= TASK REQUIREMENTS =
Transcribe the whole listing without a single picture.

= MATERIAL =
******

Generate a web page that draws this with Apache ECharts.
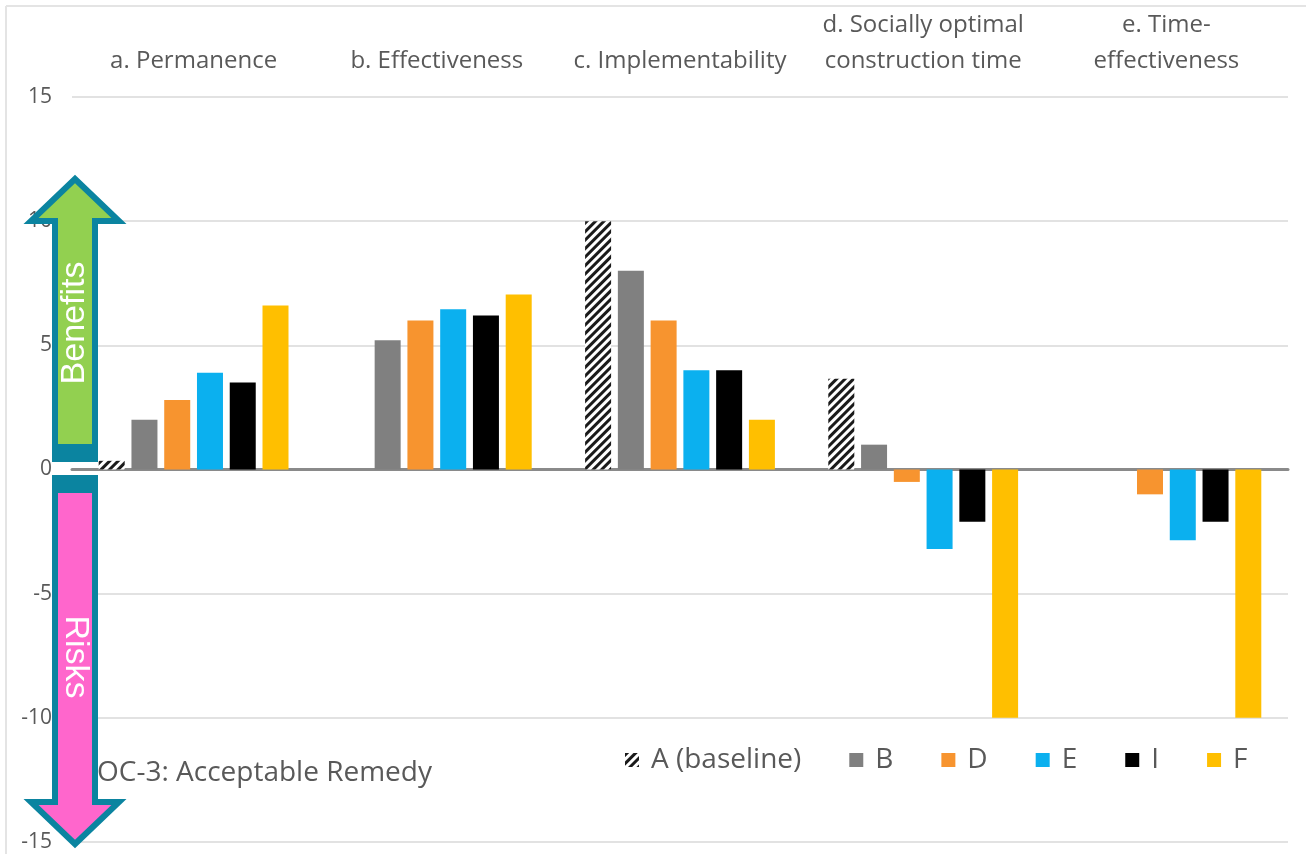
<!DOCTYPE html>
<html>
<head>
<meta charset="utf-8">
<style>
  html, body { margin: 0; padding: 0; background: #fff; }
  #chart { width: 1306px; height: 854px; }
</style>
<script src="https://cdn.jsdelivr.net/npm/echarts@6/dist/echarts.min.js"></script>
</head>
<body>
<div id="chart"></div>
<script>
// Criteria scored for each remedial alternative
const categories = [
  'a. Permanence',
  'b. Effectiveness',
  'c. Implementability',
  'd. Socially optimal\nconstruction time',
  'e. Time-\neffectiveness'
];
const seriesNames = ['A (baseline)', 'B', 'D', 'E', 'I', 'F'];
const valuesA = [0.35, 0, 10, 3.65, 0];
const valuesB = [2, 5.2, 8, 1, 0];
const valuesD = [2.8, 6, 6, -0.5, -1];
const valuesE = [3.9, 6.45, 4, -3.2, -2.85];
const valuesI = [3.5, 6.2, 4, -2.1, -2.1];
const valuesF = [6.6, 7.05, 2, -10, -10];
const yTicks = { min: -15, max: 15, step: 5 };

const seriesValues = [valuesA, valuesB, valuesD, valuesE, valuesI, valuesF];
const seriesColors = ['#ffffff', '#808080', '#f7942f', '#0bb0ef', '#000000', '#ffbf00'];

const textFont = "'Open Sans', 'Noto Sans', sans-serif";
const textColor = '#595959';

const chart = echarts.init(document.getElementById('chart'), null, { renderer: 'canvas' });

const series = seriesNames.map((name, i) => {
  const s = {
    name: name,
    type: 'bar',
    xAxisIndex: 0,
    data: seriesValues[i],
    barWidth: 26,
    barGap: '26%',
    itemStyle: { color: seriesColors[i] },
    emphasis: { disabled: true },
    animation: false
  };
  if (i === 0) {
    // baseline drawn with black diagonal hatching
    s.itemStyle = {
      color: '#ffffff',
      decal: {
        symbol: 'rect',
        color: '#1a1a1a',
        dashArrayX: [1, 0],
        dashArrayY: [2.5, 3],
        rotation: -Math.PI / 4
      }
    };
  }
  return s;
});

// Double-headed benefit / risk arrow on the left of the plot
const arrowStroke = '#0b84a0';
const graphics = [
  { type: 'line', shape: { x1: 6, y1: 6, x2: 1306, y2: 6 }, style: { stroke: '#e4e4e4', lineWidth: 2 }, silent: true },
  { type: 'line', shape: { x1: 6, y1: 6, x2: 6, y2: 854 }, style: { stroke: '#e4e4e4', lineWidth: 2 }, silent: true },
  {
    type: 'polygon',
    shape: { points: [[55, 456], [55, 221], [31, 221], [75, 179], [119, 221], [95, 221], [95, 456]] },
    style: { fill: '#92d050', stroke: arrowStroke, lineWidth: 6, lineJoin: 'miter' },
    z: 100
  },
  { type: 'rect', shape: { x: 52, y: 444, width: 46, height: 18 }, style: { fill: arrowStroke }, z: 101 },
  {
    type: 'polygon',
    shape: { points: [[55, 480], [55, 802], [31, 802], [75, 844], [119, 802], [95, 802], [95, 480]] },
    style: { fill: '#ff66cc', stroke: arrowStroke, lineWidth: 6, lineJoin: 'miter' },
    z: 100
  },
  { type: 'rect', shape: { x: 52, y: 475, width: 46, height: 18 }, style: { fill: arrowStroke }, z: 101 },
  {
    type: 'text', x: 75, y: 323, rotation: Math.PI / 2,
    style: { text: 'Benefits', fill: '#ffffff', font: "34px 'Liberation Sans', Arial, sans-serif", align: 'center', verticalAlign: 'middle' },
    z: 102
  },
  {
    type: 'text', x: 75, y: 657, rotation: -Math.PI / 2,
    style: { text: 'Risks', fill: '#ffffff', font: "34px 'Liberation Sans', Arial, sans-serif", align: 'center', verticalAlign: 'middle' },
    z: 102
  },
  {
    type: 'text', x: 97, y: 773,
    style: { text: 'OC-3: Acceptable Remedy', fill: textColor, font: "28px " + textFont, align: 'left', verticalAlign: 'middle' },
    z: 50
  }
];

chart.setOption({
  animation: false,
  backgroundColor: '#ffffff',
  textStyle: { fontFamily: textFont },
  grid: { left: 72, right: 18, top: 97, bottom: 12, containLabel: false },
  legend: {
    data: seriesNames,
    left: 620,
    top: 741,
    itemWidth: 14,
    itemHeight: 14,
    itemGap: 48,
    icon: 'rect',
    textStyle: { color: textColor, fontSize: 28, fontFamily: textFont, padding: [0, 0, 0, 7] },
    selectedMode: false
  },
  xAxis: [
    {
      type: 'category',
      data: categories,
      position: 'top',
      axisLine: { show: false, onZero: false },
      axisTick: { show: false },
      axisLabel: {
        color: textColor,
        fontSize: 24,
        fontFamily: textFont,
        lineHeight: 36,
        margin: 18,
        interval: 0
      },
      splitLine: { show: false }
    },
    {
      // zero baseline
      type: 'category',
      data: categories,
      position: 'bottom',
      axisLine: { show: true, onZero: true, lineStyle: { color: '#8a8a8a', width: 3 } },
      axisTick: { show: false },
      axisLabel: { show: false },
      splitLine: { show: false }
    }
  ],
  yAxis: {
    type: 'value',
    min: yTicks.min,
    max: yTicks.max,
    interval: yTicks.step,
    axisLine: { show: false },
    axisTick: { show: false },
    axisLabel: { color: textColor, fontSize: 21, fontFamily: textFont, margin: 20 },
    splitLine: { lineStyle: { color: '#d9d9d9', width: 1.5 } }
  },
  series: series,
  graphic: graphics
});
</script>
</body>
</html>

******

= CORRECT OUTPUT =
Generate a web page that draws this with Apache ECharts.
<!DOCTYPE html>
<html>
<head>
<meta charset="utf-8">
<style>
  html, body { margin: 0; padding: 0; background: #fff; }
  #chart { width: 1306px; height: 854px; }
</style>
<script src="https://cdn.jsdelivr.net/npm/echarts@6/dist/echarts.min.js"></script>
</head>
<body>
<div id="chart"></div>
<script>
// Criteria scored for each remedial alternative
const categories = [
  'a. Permanence',
  'b. Effectiveness',
  'c. Implementability',
  'd. Socially optimal\nconstruction time',
  'e. Time-\neffectiveness'
];
const seriesNames = ['A (baseline)', 'B', 'D', 'E', 'I', 'F'];
const valuesA = [0.35, 0, 10, 3.65, 0];
const valuesB = [2, 5.2, 8, 1, 0];
const valuesD = [2.8, 6, 6, -0.5, -1];
const valuesE = [3.9, 6.45, 4, -3.2, -2.85];
const valuesI = [3.5, 6.2, 4, -2.1, -2.1];
const valuesF = [6.6, 7.05, 2, -10, -10];
const yTicks = { min: -15, max: 15, step: 5 };

const seriesValues = [valuesA, valuesB, valuesD, valuesE, valuesI, valuesF];
const seriesColors = ['#ffffff', '#808080', '#f7942f', '#0bb0ef', '#000000', '#ffbf00'];

const textFont = "'Open Sans', 'Noto Sans', sans-serif";
const textColor = '#595959';

const chart = echarts.init(document.getElementById('chart'), null, { renderer: 'canvas' });

const series = seriesNames.map((name, i) => {
  const s = {
    name: name,
    type: 'bar',
    xAxisIndex: 0,
    data: seriesValues[i],
    barWidth: 26,
    barGap: '26%',
    itemStyle: { color: seriesColors[i] },
    emphasis: { disabled: true },
    animation: false
  };
  if (i === 0) {
    // baseline drawn with black diagonal hatching
    s.itemStyle = {
      color: '#ffffff',
      decal: {
        symbol: 'rect',
        color: '#1a1a1a',
        dashArrayX: [1, 0],
        dashArrayY: [2.5, 3],
        rotation: -Math.PI / 4
      }
    };
  }
  return s;
});

// Double-headed benefit / risk arrow on the left of the plot
const arrowStroke = '#0b84a0';
const graphics = [
  { type: 'line', shape: { x1: 6, y1: 6, x2: 1306, y2: 6 }, style: { stroke: '#e4e4e4', lineWidth: 2 }, silent: true },
  { type: 'line', shape: { x1: 6, y1: 6, x2: 6, y2: 854 }, style: { stroke: '#e4e4e4', lineWidth: 2 }, silent: true },
  {
    type: 'polygon',
    shape: { points: [[55, 456], [55, 221], [31, 221], [75, 179], [119, 221], [95, 221], [95, 456]] },
    style: { fill: '#92d050', stroke: arrowStroke, lineWidth: 6, lineJoin: 'miter' },
    z: 100
  },
  { type: 'rect', shape: { x: 52, y: 444, width: 46, height: 18 }, style: { fill: arrowStroke }, z: 101 },
  {
    type: 'polygon',
    shape: { points: [[55, 480], [55, 802], [31, 802], [75, 844], [119, 802], [95, 802], [95, 480]] },
    style: { fill: '#ff66cc', stroke: arrowStroke, lineWidth: 6, lineJoin: 'miter' },
    z: 100
  },
  { type: 'rect', shape: { x: 52, y: 475, width: 46, height: 18 }, style: { fill: arrowStroke }, z: 101 },
  {
    type: 'text', x: 75, y: 323, rotation: Math.PI / 2,
    style: { text: 'Benefits', fill: '#ffffff', font: "34px 'Liberation Sans', Arial, sans-serif", align: 'center', verticalAlign: 'middle' },
    z: 102
  },
  {
    type: 'text', x: 75, y: 657, rotation: -Math.PI / 2,
    style: { text: 'Risks', fill: '#ffffff', font: "34px 'Liberation Sans', Arial, sans-serif", align: 'center', verticalAlign: 'middle' },
    z: 102
  },
  {
    type: 'text', x: 97, y: 773,
    style: { text: 'OC-3: Acceptable Remedy', fill: textColor, font: "28px " + textFont, align: 'left', verticalAlign: 'middle' },
    z: 50
  }
];

chart.setOption({
  animation: false,
  backgroundColor: '#ffffff',
  textStyle: { fontFamily: textFont },
  grid: { left: 72, right: 18, top: 97, bottom: 12, containLabel: false },
  legend: {
    data: seriesNames,
    left: 620,
    top: 741,
    itemWidth: 14,
    itemHeight: 14,
    itemGap: 48,
    icon: 'rect',
    textStyle: { color: textColor, fontSize: 28, fontFamily: textFont, padding: [0, 0, 0, 7] },
    selectedMode: false
  },
  xAxis: [
    {
      type: 'category',
      data: categories,
      position: 'top',
      axisLine: { show: false, onZero: false },
      axisTick: { show: false },
      axisLabel: {
        color: textColor,
        fontSize: 24,
        fontFamily: textFont,
        lineHeight: 36,
        margin: 18,
        interval: 0
      },
      splitLine: { show: false }
    },
    {
      // zero baseline
      type: 'category',
      data: categories,
      position: 'bottom',
      axisLine: { show: true, onZero: true, lineStyle: { color: '#8a8a8a', width: 3 } },
      axisTick: { show: false },
      axisLabel: { show: false },
      splitLine: { show: false }
    }
  ],
  yAxis: {
    type: 'value',
    min: yTicks.min,
    max: yTicks.max,
    interval: yTicks.step,
    axisLine: { show: false },
    axisTick: { show: false },
    axisLabel: { color: textColor, fontSize: 21, fontFamily: textFont, margin: 20 },
    splitLine: { lineStyle: { color: '#d9d9d9', width: 1.5 } }
  },
  series: series,
  graphic: graphics
});
</script>
</body>
</html>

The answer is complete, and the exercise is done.